* Dataset content *
start
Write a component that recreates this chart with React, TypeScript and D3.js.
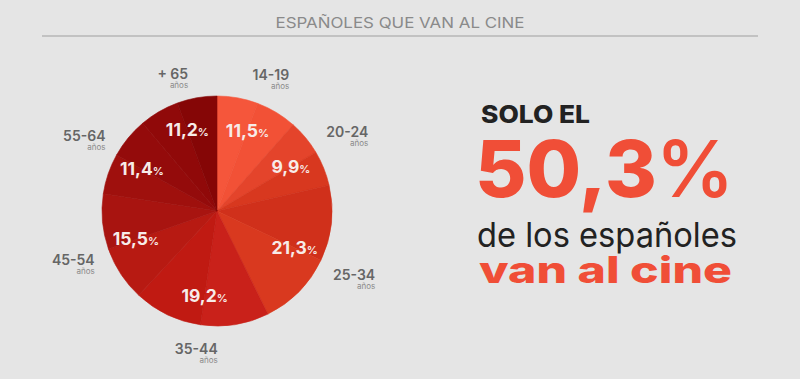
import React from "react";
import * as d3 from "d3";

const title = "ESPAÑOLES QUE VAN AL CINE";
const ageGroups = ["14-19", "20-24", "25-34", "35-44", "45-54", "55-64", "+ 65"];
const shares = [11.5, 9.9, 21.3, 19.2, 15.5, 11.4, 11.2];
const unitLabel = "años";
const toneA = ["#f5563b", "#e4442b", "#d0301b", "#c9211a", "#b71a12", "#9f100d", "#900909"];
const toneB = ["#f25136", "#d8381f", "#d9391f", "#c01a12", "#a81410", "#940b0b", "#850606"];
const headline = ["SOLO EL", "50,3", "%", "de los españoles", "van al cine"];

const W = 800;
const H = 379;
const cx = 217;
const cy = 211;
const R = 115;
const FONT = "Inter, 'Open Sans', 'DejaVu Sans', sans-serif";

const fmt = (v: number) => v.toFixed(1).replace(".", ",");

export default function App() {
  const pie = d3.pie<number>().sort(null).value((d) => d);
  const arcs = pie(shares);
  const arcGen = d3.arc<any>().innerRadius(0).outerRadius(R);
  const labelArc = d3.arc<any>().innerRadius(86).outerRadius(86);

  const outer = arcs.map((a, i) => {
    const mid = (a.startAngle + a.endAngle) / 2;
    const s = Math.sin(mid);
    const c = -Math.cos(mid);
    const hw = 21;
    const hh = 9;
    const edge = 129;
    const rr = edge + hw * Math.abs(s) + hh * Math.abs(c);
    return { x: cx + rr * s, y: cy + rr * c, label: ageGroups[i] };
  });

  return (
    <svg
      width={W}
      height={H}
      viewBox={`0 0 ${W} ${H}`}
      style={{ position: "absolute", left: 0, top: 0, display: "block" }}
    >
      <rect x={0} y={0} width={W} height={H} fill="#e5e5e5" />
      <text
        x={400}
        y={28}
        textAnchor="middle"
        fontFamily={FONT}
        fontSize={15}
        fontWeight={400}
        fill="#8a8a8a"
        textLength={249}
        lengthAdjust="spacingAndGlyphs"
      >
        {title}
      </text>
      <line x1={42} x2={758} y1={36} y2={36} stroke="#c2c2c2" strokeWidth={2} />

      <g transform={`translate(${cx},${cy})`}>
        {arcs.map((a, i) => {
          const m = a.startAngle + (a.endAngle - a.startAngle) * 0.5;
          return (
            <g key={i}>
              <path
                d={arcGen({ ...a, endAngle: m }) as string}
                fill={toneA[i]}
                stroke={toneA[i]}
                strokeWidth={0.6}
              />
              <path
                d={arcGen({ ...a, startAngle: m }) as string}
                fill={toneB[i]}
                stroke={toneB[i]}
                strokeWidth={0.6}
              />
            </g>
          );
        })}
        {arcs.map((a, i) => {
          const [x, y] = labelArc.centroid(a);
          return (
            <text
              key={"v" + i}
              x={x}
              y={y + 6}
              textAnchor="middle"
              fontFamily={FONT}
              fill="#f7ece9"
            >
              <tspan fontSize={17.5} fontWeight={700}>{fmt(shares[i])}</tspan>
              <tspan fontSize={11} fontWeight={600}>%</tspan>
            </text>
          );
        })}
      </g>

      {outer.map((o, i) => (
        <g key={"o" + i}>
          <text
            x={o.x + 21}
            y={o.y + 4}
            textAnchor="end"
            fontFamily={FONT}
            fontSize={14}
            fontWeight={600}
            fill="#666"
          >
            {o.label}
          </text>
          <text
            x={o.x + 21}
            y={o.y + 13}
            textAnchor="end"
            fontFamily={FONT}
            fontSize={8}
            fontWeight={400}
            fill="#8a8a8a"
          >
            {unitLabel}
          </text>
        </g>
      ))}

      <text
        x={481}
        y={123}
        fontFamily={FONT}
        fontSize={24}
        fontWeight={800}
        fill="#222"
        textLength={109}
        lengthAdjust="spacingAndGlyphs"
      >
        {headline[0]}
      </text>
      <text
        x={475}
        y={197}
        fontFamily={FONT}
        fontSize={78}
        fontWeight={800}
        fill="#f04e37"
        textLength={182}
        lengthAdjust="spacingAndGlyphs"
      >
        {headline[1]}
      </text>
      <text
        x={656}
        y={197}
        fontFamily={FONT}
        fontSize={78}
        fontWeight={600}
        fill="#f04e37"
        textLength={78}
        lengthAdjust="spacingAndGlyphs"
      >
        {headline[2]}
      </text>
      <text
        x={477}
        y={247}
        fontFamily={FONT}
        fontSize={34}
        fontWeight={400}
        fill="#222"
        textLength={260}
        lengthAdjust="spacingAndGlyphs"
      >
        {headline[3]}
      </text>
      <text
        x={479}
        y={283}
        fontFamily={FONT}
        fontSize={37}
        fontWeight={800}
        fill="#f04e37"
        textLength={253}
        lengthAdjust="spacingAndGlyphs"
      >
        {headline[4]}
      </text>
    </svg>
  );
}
end
* Task to carry out *
Pictures in the data above should not be copied; transcribe everything else exactly.

* Task output *
Write a component that recreates this chart with React, TypeScript and D3.js.
import React from "react";
import * as d3 from "d3";

const title = "ESPAÑOLES QUE VAN AL CINE";
const ageGroups = ["14-19", "20-24", "25-34", "35-44", "45-54", "55-64", "+ 65"];
const shares = [11.5, 9.9, 21.3, 19.2, 15.5, 11.4, 11.2];
const unitLabel = "años";
const toneA = ["#f5563b", "#e4442b", "#d0301b", "#c9211a", "#b71a12", "#9f100d", "#900909"];
const toneB = ["#f25136", "#d8381f", "#d9391f", "#c01a12", "#a81410", "#940b0b", "#850606"];
const headline = ["SOLO EL", "50,3", "%", "de los españoles", "van al cine"];

const W = 800;
const H = 379;
const cx = 217;
const cy = 211;
const R = 115;
const FONT = "Inter, 'Open Sans', 'DejaVu Sans', sans-serif";

const fmt = (v: number) => v.toFixed(1).replace(".", ",");

export default function App() {
  const pie = d3.pie<number>().sort(null).value((d) => d);
  const arcs = pie(shares);
  const arcGen = d3.arc<any>().innerRadius(0).outerRadius(R);
  const labelArc = d3.arc<any>().innerRadius(86).outerRadius(86);

  const outer = arcs.map((a, i) => {
    const mid = (a.startAngle + a.endAngle) / 2;
    const s = Math.sin(mid);
    const c = -Math.cos(mid);
    const hw = 21;
    const hh = 9;
    const edge = 129;
    const rr = edge + hw * Math.abs(s) + hh * Math.abs(c);
    return { x: cx + rr * s, y: cy + rr * c, label: ageGroups[i] };
  });

  return (
    <svg
      width={W}
      height={H}
      viewBox={`0 0 ${W} ${H}`}
      style={{ position: "absolute", left: 0, top: 0, display: "block" }}
    >
      <rect x={0} y={0} width={W} height={H} fill="#e5e5e5" />
      <text
        x={400}
        y={28}
        textAnchor="middle"
        fontFamily={FONT}
        fontSize={15}
        fontWeight={400}
        fill="#8a8a8a"
        textLength={249}
        lengthAdjust="spacingAndGlyphs"
      >
        {title}
      </text>
      <line x1={42} x2={758} y1={36} y2={36} stroke="#c2c2c2" strokeWidth={2} />

      <g transform={`translate(${cx},${cy})`}>
        {arcs.map((a, i) => {
          const m = a.startAngle + (a.endAngle - a.startAngle) * 0.5;
          return (
            <g key={i}>
              <path
                d={arcGen({ ...a, endAngle: m }) as string}
                fill={toneA[i]}
                stroke={toneA[i]}
                strokeWidth={0.6}
              />
              <path
                d={arcGen({ ...a, startAngle: m }) as string}
                fill={toneB[i]}
                stroke={toneB[i]}
                strokeWidth={0.6}
              />
            </g>
          );
        })}
        {arcs.map((a, i) => {
          const [x, y] = labelArc.centroid(a);
          return (
            <text
              key={"v" + i}
              x={x}
              y={y + 6}
              textAnchor="middle"
              fontFamily={FONT}
              fill="#f7ece9"
            >
              <tspan fontSize={17.5} fontWeight={700}>{fmt(shares[i])}</tspan>
              <tspan fontSize={11} fontWeight={600}>%</tspan>
            </text>
          );
        })}
      </g>

      {outer.map((o, i) => (
        <g key={"o" + i}>
          <text
            x={o.x + 21}
            y={o.y + 4}
            textAnchor="end"
            fontFamily={FONT}
            fontSize={14}
            fontWeight={600}
            fill="#666"
          >
            {o.label}
          </text>
          <text
            x={o.x + 21}
            y={o.y + 13}
            textAnchor="end"
            fontFamily={FONT}
            fontSize={8}
            fontWeight={400}
            fill="#8a8a8a"
          >
            {unitLabel}
          </text>
        </g>
      ))}

      <text
        x={481}
        y={123}
        fontFamily={FONT}
        fontSize={24}
        fontWeight={800}
        fill="#222"
        textLength={109}
        lengthAdjust="spacingAndGlyphs"
      >
        {headline[0]}
      </text>
      <text
        x={475}
        y={197}
        fontFamily={FONT}
        fontSize={78}
        fontWeight={800}
        fill="#f04e37"
        textLength={182}
        lengthAdjust="spacingAndGlyphs"
      >
        {headline[1]}
      </text>
      <text
        x={656}
        y={197}
        fontFamily={FONT}
        fontSize={78}
        fontWeight={600}
        fill="#f04e37"
        textLength={78}
        lengthAdjust="spacingAndGlyphs"
      >
        {headline[2]}
      </text>
      <text
        x={477}
        y={247}
        fontFamily={FONT}
        fontSize={34}
        fontWeight={400}
        fill="#222"
        textLength={260}
        lengthAdjust="spacingAndGlyphs"
      >
        {headline[3]}
      </text>
      <text
        x={479}
        y={283}
        fontFamily={FONT}
        fontSize={37}
        fontWeight={800}
        fill="#f04e37"
        textLength={253}
        lengthAdjust="spacingAndGlyphs"
      >
        {headline[4]}
      </text>
    </svg>
  );
}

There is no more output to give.